Begin at the line with "Convert this diagram to TikZ code." and output every line through the end of the records, exactly as given. Omit pictures.

# # # # #

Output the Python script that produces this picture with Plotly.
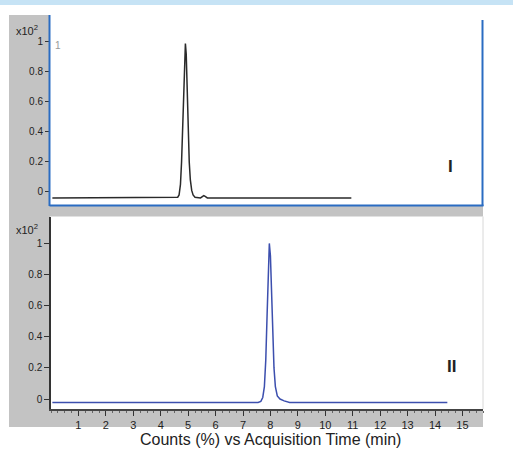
import plotly.graph_objects as go

# ---- data ----
time_I = [0.05, 4.55, 4.62, 4.67, 4.72, 4.76, 4.80, 4.84, 4.87, 4.90, 4.93, 4.96,
          5.00, 5.04, 5.08, 5.13, 5.18, 5.25, 5.45, 5.52, 5.57, 5.62, 5.70, 10.95]
counts_I = [-0.04, -0.04, -0.035, -0.02, 0.05, 0.2, 0.45, 0.72, 0.9, 0.99, 0.92, 0.72,
            0.42, 0.2, 0.08, 0.01, -0.02, -0.035, -0.04, -0.03, -0.025, -0.03, -0.04, -0.04]

time_II = [0.05, 7.55, 7.65, 7.72, 7.78, 7.83, 7.88, 7.92, 7.96, 8.00, 8.04, 8.08,
           8.13, 8.18, 8.25, 8.35, 8.50, 8.70, 14.45]
counts_II = [-0.022, -0.022, -0.015, 0.01, 0.08, 0.25, 0.55, 0.85, 1.0, 0.92, 0.68, 0.42,
             0.2, 0.08, 0.02, 0.0, -0.012, -0.022, -0.022]

x_ticks = list(range(1, 16))
y_ticks = [0, 0.2, 0.4, 0.6, 0.8, 1]
y_tick_text = ["0", "0.2", "0.4", "0.6", "0.8", "1"]
x_title = "Counts (%) vs Acquisition Time (min)"
panel_labels = ["I", "II"]

# ---- geometry (pixels -> paper) ----
W, H = 513, 456
L, R, T, B = 51, 30, 15, 47
PW, PH = W - L - R, H - T - B
def px(x): return (x - L) / PW
def py(y): return (H - B - y) / PH

top_dom = [py(205), 1.0]
bot_dom = [0.0, py(216.5)]

FONT = "Liberation Sans, Arial, sans-serif"

fig = go.Figure()
fig.add_trace(go.Scatter(x=time_I, y=counts_I, mode="lines", xaxis="x2", yaxis="y2",
                         line=dict(color="#2a2a2a", width=1.5), showlegend=False, hoverinfo="skip"))
fig.add_trace(go.Scatter(x=time_II, y=counts_II, mode="lines", xaxis="x", yaxis="y",
                         line=dict(color="#3c4fae", width=1.5), showlegend=False, hoverinfo="skip"))

shapes = [
    dict(type="rect", xref="paper", yref="paper", x0=px(0), x1=px(W), y0=py(5), y1=py(0),
         fillcolor="#c6e3f5", line=dict(width=0), layer="below"),
    dict(type="rect", xref="paper", yref="paper", x0=px(9), x1=px(483), y0=py(427), y1=py(15),
         fillcolor="#c3c3c3", line=dict(width=0), layer="below"),
    dict(type="rect", xref="paper", yref="paper", x0=px(50), x1=px(483), y0=top_dom[0], y1=top_dom[1],
         fillcolor="white", line=dict(width=0), layer="below"),
    dict(type="rect", xref="paper", yref="paper", x0=px(50), x1=px(483), y0=bot_dom[0], y1=bot_dom[1],
         fillcolor="white", line=dict(width=0), layer="below"),
    dict(type="line", xref="paper", yref="paper", x0=px(49.5), x1=px(49.5), y0=py(206), y1=py(15),
         line=dict(color="#2a6cc2", width=2)),
    dict(type="line", xref="paper", yref="paper", x0=px(482.5), x1=px(482.5), y0=py(206), y1=py(20),
         line=dict(color="#2a6cc2", width=2)),
    dict(type="line", xref="paper", yref="paper", x0=px(49.5), x1=px(483.5), y0=py(205.5), y1=py(205.5),
         line=dict(color="#2a6cc2", width=2)),
    dict(type="line", xref="paper", yref="paper", x0=px(483), x1=px(483), y0=0, y1=bot_dom[1],
         line=dict(color="#d8d8d8", width=1)),
]

def ann(text, x, y, size, color, xanchor="center"):
    return dict(text=text, xref="paper", yref="paper", x=px(x), y=py(y),
                xanchor=xanchor, yanchor="middle", showarrow=False,
                font=dict(size=size, color=color, family=FONT))

annotations = [
    ann("x10<sup>2</sup>", 27, 30, 11, "#222"),
    ann("x10<sup>2</sup>", 27, 229, 11, "#222"),
    ann("1", 53, 46, 10, "#999", xanchor="left"),
    ann("<b>" + panel_labels[0] + "</b>", 450, 166, 17, "#222"),
    ann("<b>" + panel_labels[1] + "</b>", 451, 366, 17, "#222"),
    ann(x_title, 270, 439, 16, "#222"),
]

yax_common = dict(tickvals=y_ticks, ticktext=y_tick_text, ticks="outside", ticklen=5,
                  tickcolor="#333", tickfont=dict(size=10, color="#222", family=FONT),
                  showgrid=False, zeroline=False)

fig.update_layout(
    width=W, height=H,
    margin=dict(l=L, r=R, t=T, b=B, pad=0),
    paper_bgcolor="white", plot_bgcolor="rgba(0,0,0,0)",
    shapes=shapes, annotations=annotations,
    xaxis=dict(domain=[0, 1], anchor="y", range=[0, 15.75], tickvals=x_ticks,
               ticks="outside", ticklen=5, tickcolor="#333", tickwidth=1,
               showline=True, linecolor="#444", linewidth=2,
               minor=dict(dtick=0.25, ticks="outside", ticklen=2, tickcolor="#666"),
               tickfont=dict(size=11, color="#222", family=FONT),
               showgrid=False, zeroline=False),
    xaxis2=dict(domain=[0, 1], anchor="y2", range=[0, 15.75], matches="x",
                showticklabels=False, ticks="", showline=False, showgrid=False, zeroline=False),
    yaxis=dict(domain=bot_dom, anchor="x", range=[-0.064, 1.173],
               showline=True, linecolor="#333", linewidth=1.5, **yax_common),
    yaxis2=dict(domain=top_dom, anchor="x2", range=[-0.087, 1.18],
                showline=False, **yax_common),
)

fig.write_html("out.html", config={"displayModeBar": False},
               post_script="document.body.style.margin='0';document.body.style.padding='0';")
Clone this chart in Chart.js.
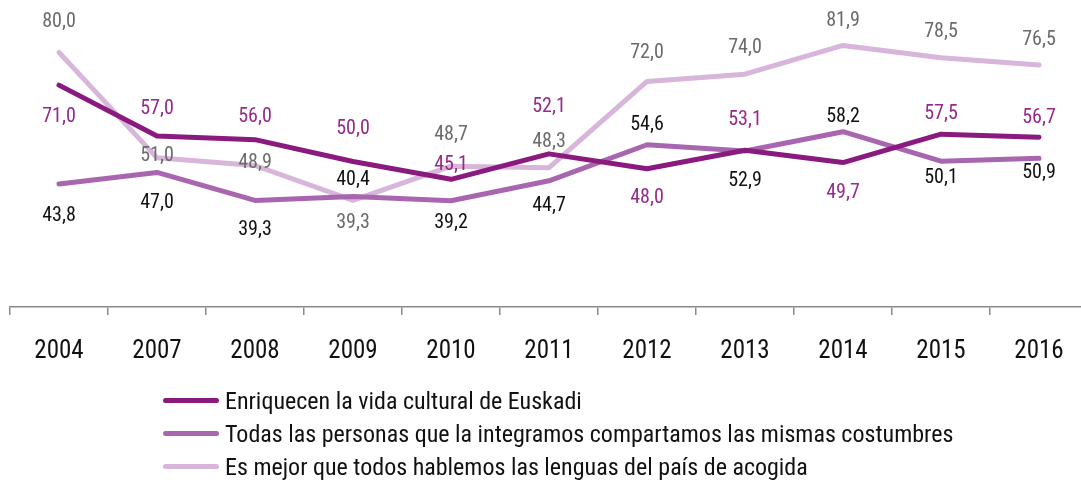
<!DOCTYPE html>
<html>
<head>
<meta charset="utf-8">
<script src="https://cdn.jsdelivr.net/npm/chart.js@4"></script>
<style>
    html, body { margin: 0; padding: 0; background: #fff; overflow: hidden; }
    body { width: 1081px; height: 480px; position: relative; font-family: "Roboto Condensed", "DejaVu Sans Condensed", sans-serif; }
    #wrap { position: absolute; left: 0; top: 0; width: 1081px; height: 389px; overflow: hidden; }
    #legend { position: absolute; left: 163px; top: 384px; }
    .item { display: flex; align-items: center; height: 33px; font-size: 24px; color: #111; white-space: nowrap; }
    .swatch { width: 56px; height: 5px; border-radius: 3px; margin-right: 6px; }
</style>
</head>
<body>
<div id="wrap"><canvas id="chart" width="1088" height="389"></canvas></div>
<div id="legend"></div>
<script>
const years = ['2004', '2007', '2008', '2009', '2010', '2011', '2012', '2013', '2014', '2015', '2016'];

const enriquecen = [71.0, 57.0, 56.0, 50.0, 45.1, 52.1, 48.0, 53.1, 49.7, 57.5, 56.7];
const costumbres = [43.8, 47.0, 39.3, 40.4, 39.2, 44.7, 54.6, 52.9, 58.2, 50.1, 50.9];
const lenguas = [80.0, 51.0, 48.9, 39.3, 48.7, 48.3, 72.0, 74.0, 81.9, 78.5, 76.5];

const seriesNames = [
    'Enriquecen la vida cultural de Euskadi',
    'Todas las personas que la integramos compartamos las mismas costumbres',
    'Es mejor que todos hablemos las lenguas del país de acogida'
];

// vertical offset of each value label from its point (px)
const enriquecenDy = [32, -27, -23, -33, -14, -47, 29, -30, 30, -20, -19];
const costumbresDy = [32, 31, 30, -16, 22, 25, -20, 30, -15, 17, 15];
const lenguasDy = [-30, -2, -3, 23, -31, -26, -28, -26, -24, -26, -25];

const FONT = '"Roboto Condensed", "DejaVu Sans Condensed", sans-serif';

const series = [
    { data: enriquecen, dy: enriquecenDy, color: '#8b1a7e', labelColor: '#952a89' },
    { data: costumbres, dy: costumbresDy, color: '#a966b0', labelColor: '#111111' },
    { data: lenguas, dy: lenguasDy, color: '#d8b5da', labelColor: '#6b6b6b' }
];

const valueLabels = {
    id: 'valueLabels',
    afterDatasetsDraw(chart) {
        const ctx = chart.ctx;
        ctx.save();
        ctx.font = '20px ' + FONT;
        ctx.textAlign = 'center';
        ctx.textBaseline = 'middle';
        chart.data.datasets.forEach((ds, di) => {
            const meta = chart.getDatasetMeta(di);
            ctx.fillStyle = series[di].labelColor;
            meta.data.forEach((pt, i) => {
                const txt = ds.data[i].toFixed(1).replace('.', ',');
                ctx.fillText(txt, pt.x, pt.y + series[di].dy[i]);
            });
        });
        ctx.restore();
    }
};

new Chart(document.getElementById('chart'), {
    type: 'line',
    data: {
        labels: years,
        datasets: series.map((s, i) => ({
            label: seriesNames[i],
            data: s.data,
            borderColor: s.color,
            backgroundColor: s.color,
            borderWidth: 5,
            pointRadius: 0,
            tension: 0,
            borderCapStyle: 'round',
            borderJoinStyle: 'round',
            clip: false
        }))
    },
    options: {
        responsive: false,
        animation: false,
        layout: { padding: { left: 10, right: 0, top: 0, bottom: 0 } },
        plugins: {
            legend: { display: false },
            tooltip: { enabled: false }
        },
        scales: {
            x: {
                offset: true,
                grid: {
                    display: true,
                    offset: true,
                    drawOnChartArea: false,
                    drawTicks: true,
                    tickLength: 8,
                    color: '#8a8a8a',
                    lineWidth: 1.5
                },
                border: { display: true, color: '#8a8a8a', width: 1.5 },
                ticks: {
                    color: '#111',
                    padding: 22,
                    font: { family: FONT, size: 25 },
                    maxRotation: 0
                }
            },
            y: {
                display: false,
                min: 10,
                max: 94.4
            }
        }
    },
    plugins: [valueLabels]
});

// legend
const legend = document.getElementById('legend');
series.forEach((s, i) => {
    const row = document.createElement('div');
    row.className = 'item';
    row.innerHTML = `<span class="swatch" style="background:${s.color}"></span><span>${seriesNames[i]}</span>`;
    legend.appendChild(row);
});
</script>
</body>
</html>
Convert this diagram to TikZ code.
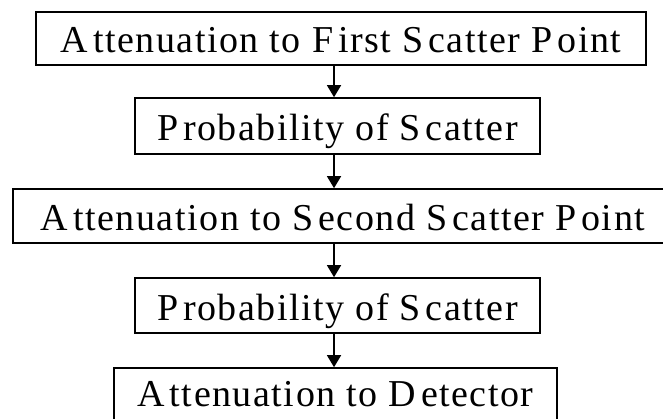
\documentclass[tikz,border=0pt]{standalone}
\usepackage{fontspec}
\setmainfont{Liberation Serif}[LetterSpace=4]
\usetikzlibrary{arrows.meta}
\newcommand{\kk}{\kern5pt}
\begin{document}
\begin{tikzpicture}[x=1pt,y=-1pt,
  box/.style={draw, line width=1.6pt, inner sep=0pt, text height=29pt, text depth=0pt,
    font=\fontsize{38}{42}\selectfont},
  arr/.style={-{Triangle[width=14pt,length=12pt]}, line width=1.4pt}]
\useasboundingbox (0,0) rectangle (663,419);
\clip (0,0) rectangle (663,419);
\node[box, minimum width=610pt, minimum height=53pt] (b1) at (341,38.5)
  {A\kk ttenuation to F\kk irst S\kk catter P\kk oint};
\node[box, minimum width=405pt, minimum height=56pt] (b2) at (337.5,126)
  {P\kk robability of S\kk catter};
\node[box, minimum width=660pt, minimum height=54pt] (b3) at (343,216)
  {A\kk ttenuation to S\kk econd S\kk catter P\kk oint};
\node[box, minimum width=405pt, minimum height=55pt] (b4) at (337.5,305.5)
  {P\kk robability of S\kk catter};
\node[box, minimum width=443pt, minimum height=56pt, text depth=7.6pt] (b5) at (335.5,396)
  {A\kk ttenuation to D\kk etector};
\coordinate (ax) at (334,0);
\draw[arr] (b1.south -| ax) -- (b2.north -| ax);
\draw[arr] (b2.south -| ax) -- (b3.north -| ax);
\draw[arr] (b3.south -| ax) -- (b4.north -| ax);
\draw[arr] (b4.south -| ax) -- (b5.north -| ax);
\end{tikzpicture}
\end{document}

# # # # #

## [Written reply]
Convert this diagram to TikZ code.
\documentclass[tikz,border=0pt]{standalone}
\usepackage{fontspec}
\setmainfont{Liberation Serif}[LetterSpace=4]
\usetikzlibrary{arrows.meta}
\newcommand{\kk}{\kern5pt}
\begin{document}
\begin{tikzpicture}[x=1pt,y=-1pt,
  box/.style={draw, line width=1.6pt, inner sep=0pt, text height=29pt, text depth=0pt,
    font=\fontsize{38}{42}\selectfont},
  arr/.style={-{Triangle[width=14pt,length=12pt]}, line width=1.4pt}]
\useasboundingbox (0,0) rectangle (663,419);
\clip (0,0) rectangle (663,419);
\node[box, minimum width=610pt, minimum height=53pt] (b1) at (341,38.5)
  {A\kk ttenuation to F\kk irst S\kk catter P\kk oint};
\node[box, minimum width=405pt, minimum height=56pt] (b2) at (337.5,126)
  {P\kk robability of S\kk catter};
\node[box, minimum width=660pt, minimum height=54pt] (b3) at (343,216)
  {A\kk ttenuation to S\kk econd S\kk catter P\kk oint};
\node[box, minimum width=405pt, minimum height=55pt] (b4) at (337.5,305.5)
  {P\kk robability of S\kk catter};
\node[box, minimum width=443pt, minimum height=56pt, text depth=7.6pt] (b5) at (335.5,396)
  {A\kk ttenuation to D\kk etector};
\coordinate (ax) at (334,0);
\draw[arr] (b1.south -| ax) -- (b2.north -| ax);
\draw[arr] (b2.south -| ax) -- (b3.north -| ax);
\draw[arr] (b3.south -| ax) -- (b4.north -| ax);
\draw[arr] (b4.south -| ax) -- (b5.north -| ax);
\end{tikzpicture}
\end{document}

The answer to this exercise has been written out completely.